Just this past Friday, as reported by The New York Times, Google agreed to pay $1.4 billion to the State of Texas to settle two lawsuits that accused the tech giant of violating state residents’ privacy by secretly tracking their locations, storing their search histories, and collecting facial recognition data without consent. Texas Attorney General Ken Paxton emphasized that “Big Tech is not above the law.”
In just the last two years, Google has faced—and lost—multiple antitrust cases, involving its search engine dominance, app store monopolization, and now advertising control. The company has also had to scramble in court to fend off U.S. government demands to break it up—which, at this point, is the only acceptable remedy for the scale of damage inflicted.
The Solution: Break It Up—Now
What more evidence do we need? Google is not just biased, it is lawless. It’s not merely a platform—it’s a gatekeeper with an ideological agenda and the tools to enforce it across every corner of the internet.

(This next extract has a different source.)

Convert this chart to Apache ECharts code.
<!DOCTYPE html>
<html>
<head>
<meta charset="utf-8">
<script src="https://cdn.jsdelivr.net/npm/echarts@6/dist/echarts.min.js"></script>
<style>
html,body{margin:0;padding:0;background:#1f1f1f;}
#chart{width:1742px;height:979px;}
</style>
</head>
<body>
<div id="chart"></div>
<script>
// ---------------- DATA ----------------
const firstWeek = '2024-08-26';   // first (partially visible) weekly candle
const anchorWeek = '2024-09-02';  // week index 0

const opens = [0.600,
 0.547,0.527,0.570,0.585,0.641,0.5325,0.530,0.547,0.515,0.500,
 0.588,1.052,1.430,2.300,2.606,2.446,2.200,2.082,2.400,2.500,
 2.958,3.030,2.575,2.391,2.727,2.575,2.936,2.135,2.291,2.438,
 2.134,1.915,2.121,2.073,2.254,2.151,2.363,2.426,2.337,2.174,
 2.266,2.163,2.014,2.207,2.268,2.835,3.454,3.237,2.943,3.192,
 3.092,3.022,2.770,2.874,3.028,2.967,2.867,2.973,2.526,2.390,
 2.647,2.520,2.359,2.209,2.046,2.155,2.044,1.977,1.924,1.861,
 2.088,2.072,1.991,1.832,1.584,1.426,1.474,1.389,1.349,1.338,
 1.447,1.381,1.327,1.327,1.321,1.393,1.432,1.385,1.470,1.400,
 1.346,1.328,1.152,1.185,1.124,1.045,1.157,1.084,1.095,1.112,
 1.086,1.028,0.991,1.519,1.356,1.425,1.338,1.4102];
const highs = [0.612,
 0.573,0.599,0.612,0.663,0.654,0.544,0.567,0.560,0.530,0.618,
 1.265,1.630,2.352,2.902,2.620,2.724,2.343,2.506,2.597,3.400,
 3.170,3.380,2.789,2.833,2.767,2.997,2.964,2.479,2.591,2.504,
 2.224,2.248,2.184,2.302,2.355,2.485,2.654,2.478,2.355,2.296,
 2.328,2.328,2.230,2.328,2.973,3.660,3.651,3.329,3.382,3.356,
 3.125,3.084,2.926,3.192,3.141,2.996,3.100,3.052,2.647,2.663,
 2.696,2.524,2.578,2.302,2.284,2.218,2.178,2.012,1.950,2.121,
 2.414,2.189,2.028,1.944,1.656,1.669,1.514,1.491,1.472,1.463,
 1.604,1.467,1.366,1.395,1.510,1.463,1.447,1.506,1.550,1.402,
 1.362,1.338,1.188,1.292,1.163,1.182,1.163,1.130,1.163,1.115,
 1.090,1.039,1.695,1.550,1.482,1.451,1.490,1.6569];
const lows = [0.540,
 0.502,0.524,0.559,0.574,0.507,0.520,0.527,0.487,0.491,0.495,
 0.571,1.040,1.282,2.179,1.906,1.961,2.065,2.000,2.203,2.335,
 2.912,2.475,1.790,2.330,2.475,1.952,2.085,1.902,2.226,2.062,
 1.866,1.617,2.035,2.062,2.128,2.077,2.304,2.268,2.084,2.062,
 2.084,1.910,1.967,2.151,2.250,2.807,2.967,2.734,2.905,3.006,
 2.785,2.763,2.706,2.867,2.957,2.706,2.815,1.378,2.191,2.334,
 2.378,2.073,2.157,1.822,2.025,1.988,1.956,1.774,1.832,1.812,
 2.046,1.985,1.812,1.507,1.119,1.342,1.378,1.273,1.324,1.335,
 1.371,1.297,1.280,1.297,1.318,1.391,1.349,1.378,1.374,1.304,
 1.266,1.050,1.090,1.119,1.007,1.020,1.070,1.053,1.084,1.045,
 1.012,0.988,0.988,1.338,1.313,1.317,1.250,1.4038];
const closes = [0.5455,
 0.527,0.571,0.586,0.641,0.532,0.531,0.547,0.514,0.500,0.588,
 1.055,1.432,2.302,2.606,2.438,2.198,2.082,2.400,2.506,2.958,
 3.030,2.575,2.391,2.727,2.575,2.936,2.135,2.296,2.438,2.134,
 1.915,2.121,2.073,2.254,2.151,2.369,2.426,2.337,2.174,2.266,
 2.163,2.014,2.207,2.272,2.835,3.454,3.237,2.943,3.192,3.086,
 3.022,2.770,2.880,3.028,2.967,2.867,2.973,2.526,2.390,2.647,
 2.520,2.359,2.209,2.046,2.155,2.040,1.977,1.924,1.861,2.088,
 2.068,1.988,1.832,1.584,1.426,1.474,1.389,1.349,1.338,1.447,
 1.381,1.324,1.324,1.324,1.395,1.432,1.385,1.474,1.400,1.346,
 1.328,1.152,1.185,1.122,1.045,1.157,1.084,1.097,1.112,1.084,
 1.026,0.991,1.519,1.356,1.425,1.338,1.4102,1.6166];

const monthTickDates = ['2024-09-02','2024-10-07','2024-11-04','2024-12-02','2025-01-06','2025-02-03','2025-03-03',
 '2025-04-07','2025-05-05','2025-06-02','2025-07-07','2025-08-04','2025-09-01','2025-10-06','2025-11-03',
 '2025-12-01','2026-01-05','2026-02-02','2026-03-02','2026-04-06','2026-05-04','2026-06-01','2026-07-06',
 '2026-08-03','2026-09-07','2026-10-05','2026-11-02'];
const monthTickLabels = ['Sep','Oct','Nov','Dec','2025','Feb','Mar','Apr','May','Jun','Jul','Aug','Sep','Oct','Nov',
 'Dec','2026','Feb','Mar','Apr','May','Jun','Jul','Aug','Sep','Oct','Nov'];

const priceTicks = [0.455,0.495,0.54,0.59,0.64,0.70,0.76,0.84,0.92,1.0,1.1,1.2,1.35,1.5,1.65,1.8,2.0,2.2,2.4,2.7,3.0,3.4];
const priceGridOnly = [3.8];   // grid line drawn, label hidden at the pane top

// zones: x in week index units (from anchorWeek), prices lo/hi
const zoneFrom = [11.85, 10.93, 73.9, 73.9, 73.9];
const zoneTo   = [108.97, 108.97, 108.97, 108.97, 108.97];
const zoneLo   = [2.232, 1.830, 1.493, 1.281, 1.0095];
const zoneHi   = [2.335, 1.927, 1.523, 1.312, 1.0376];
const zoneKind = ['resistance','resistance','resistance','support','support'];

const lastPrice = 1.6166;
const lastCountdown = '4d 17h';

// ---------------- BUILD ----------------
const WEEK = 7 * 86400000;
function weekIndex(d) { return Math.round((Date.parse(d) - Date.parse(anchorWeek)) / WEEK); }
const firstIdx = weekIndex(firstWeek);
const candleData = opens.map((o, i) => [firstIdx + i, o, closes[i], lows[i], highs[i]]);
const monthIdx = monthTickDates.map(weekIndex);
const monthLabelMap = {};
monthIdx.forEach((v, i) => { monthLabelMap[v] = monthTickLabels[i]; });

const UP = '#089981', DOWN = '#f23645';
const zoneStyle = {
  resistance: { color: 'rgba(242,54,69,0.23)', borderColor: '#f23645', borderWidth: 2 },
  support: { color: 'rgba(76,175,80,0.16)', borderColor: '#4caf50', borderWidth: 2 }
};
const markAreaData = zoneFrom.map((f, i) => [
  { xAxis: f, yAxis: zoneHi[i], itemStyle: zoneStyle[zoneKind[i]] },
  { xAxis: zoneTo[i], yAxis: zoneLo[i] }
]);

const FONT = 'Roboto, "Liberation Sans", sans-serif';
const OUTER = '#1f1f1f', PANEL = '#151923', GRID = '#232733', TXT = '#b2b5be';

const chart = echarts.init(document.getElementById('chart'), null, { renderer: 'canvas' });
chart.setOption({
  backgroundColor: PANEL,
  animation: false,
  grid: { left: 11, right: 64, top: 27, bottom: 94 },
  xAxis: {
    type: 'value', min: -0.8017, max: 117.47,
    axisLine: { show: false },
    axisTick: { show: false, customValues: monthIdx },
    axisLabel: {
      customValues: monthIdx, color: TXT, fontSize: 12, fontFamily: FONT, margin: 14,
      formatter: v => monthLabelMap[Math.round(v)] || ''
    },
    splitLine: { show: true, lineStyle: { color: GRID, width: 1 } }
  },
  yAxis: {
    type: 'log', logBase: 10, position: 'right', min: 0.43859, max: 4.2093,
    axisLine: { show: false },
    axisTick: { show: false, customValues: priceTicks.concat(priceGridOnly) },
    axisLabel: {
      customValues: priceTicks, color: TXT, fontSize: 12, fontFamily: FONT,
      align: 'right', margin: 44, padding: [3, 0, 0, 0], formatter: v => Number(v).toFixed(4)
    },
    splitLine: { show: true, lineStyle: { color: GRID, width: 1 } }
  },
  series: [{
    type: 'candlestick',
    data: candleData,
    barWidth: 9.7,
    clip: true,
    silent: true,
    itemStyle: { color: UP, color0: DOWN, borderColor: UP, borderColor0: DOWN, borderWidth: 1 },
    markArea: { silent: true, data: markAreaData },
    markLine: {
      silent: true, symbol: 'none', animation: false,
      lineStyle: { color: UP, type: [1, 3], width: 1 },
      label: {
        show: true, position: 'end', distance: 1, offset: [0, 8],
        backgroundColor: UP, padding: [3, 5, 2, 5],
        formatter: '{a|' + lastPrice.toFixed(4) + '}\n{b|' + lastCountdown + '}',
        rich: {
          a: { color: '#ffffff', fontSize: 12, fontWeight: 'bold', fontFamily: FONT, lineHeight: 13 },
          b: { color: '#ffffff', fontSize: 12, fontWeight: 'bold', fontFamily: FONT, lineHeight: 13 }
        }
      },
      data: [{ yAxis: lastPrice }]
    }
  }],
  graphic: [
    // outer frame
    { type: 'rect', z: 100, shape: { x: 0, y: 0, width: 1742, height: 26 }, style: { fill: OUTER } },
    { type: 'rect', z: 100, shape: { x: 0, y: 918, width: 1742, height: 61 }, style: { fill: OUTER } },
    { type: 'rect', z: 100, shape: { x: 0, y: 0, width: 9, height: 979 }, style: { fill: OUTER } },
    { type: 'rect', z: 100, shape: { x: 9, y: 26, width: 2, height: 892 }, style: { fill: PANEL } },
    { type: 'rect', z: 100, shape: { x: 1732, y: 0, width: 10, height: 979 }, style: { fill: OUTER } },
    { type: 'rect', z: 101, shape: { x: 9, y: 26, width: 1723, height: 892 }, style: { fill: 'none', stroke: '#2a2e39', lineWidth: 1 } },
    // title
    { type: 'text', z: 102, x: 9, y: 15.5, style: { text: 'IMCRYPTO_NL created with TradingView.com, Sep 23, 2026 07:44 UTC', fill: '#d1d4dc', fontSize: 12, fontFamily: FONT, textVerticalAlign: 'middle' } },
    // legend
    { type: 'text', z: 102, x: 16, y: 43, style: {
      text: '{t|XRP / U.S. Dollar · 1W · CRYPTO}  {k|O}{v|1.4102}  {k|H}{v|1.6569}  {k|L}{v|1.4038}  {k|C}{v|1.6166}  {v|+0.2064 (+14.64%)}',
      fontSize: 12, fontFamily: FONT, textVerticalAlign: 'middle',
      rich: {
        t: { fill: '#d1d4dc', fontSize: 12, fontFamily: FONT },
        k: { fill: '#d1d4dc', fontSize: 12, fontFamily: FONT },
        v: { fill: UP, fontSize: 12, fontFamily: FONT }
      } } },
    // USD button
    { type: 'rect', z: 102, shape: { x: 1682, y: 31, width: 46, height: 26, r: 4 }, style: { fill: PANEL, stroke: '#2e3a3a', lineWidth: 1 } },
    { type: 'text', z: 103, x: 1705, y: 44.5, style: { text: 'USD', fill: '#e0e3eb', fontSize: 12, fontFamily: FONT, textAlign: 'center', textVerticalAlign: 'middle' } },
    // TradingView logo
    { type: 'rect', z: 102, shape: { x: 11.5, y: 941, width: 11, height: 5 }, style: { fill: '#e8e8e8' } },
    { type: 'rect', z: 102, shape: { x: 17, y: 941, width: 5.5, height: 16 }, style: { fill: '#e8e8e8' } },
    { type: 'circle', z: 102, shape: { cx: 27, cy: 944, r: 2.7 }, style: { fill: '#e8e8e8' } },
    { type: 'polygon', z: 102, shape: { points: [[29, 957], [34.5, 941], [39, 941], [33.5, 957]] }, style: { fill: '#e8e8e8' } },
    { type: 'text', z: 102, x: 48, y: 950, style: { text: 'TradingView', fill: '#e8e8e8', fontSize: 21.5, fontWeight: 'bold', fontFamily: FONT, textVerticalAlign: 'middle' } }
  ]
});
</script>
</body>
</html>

The United States government must act now. Congress should immediately move to break up Google’s business divisions, separating search, YouTube, and its advertising empire, as well as mandating transparency in algorithmic decision-making, with independent audits not controlled by Google allies.
The government should also protect independent publishers and voices from algorithmic exile, and ensure equitable treatment in search results as well as enforcing data privacy laws, as they penalize deceptive practices, and return control of user data to individuals.
The Jewish Voice’s disappearance from Google Search is not a bug. It’s a feature of a system that has arrogated to itself the power to determine what counts as truth—and what deserves to vanish. That is not a business model. That is a regime.
Now we know the truth: Google breaks the law, manipulates markets, crushes competitors, censors political speech, and lies about it all. This cannot be allowed to continue.
The United States government must confront this threat head-on. That means filing and pursuing full-scale antitrust proceedings against Google with the aim of breaking up its monopolistic grip over online search, advertising, and content distribution. No single company should control 90% of internet searches—and certainly not a company that uses its power to quietly eliminate its ideological opponents.
Congress must also hold public hearings on algorithmic censorship, compel Google executives to testify under oath, and subpoena internal documents detailing how “relevance,” “authority,” and “trust” are defined and applied in real time. Enough with the opaque “we trust the machine” defenses. Americans deserve transparency.
Finally, alternative search engines must be encouraged through federal investment, competitive neutrality mandates, and consumer protections that allow people to freely and fairly access all credible viewpoints—regardless of political flavor.
Break up Google now. Before democracy becomes another entry the algorithm decides you shouldn’t see.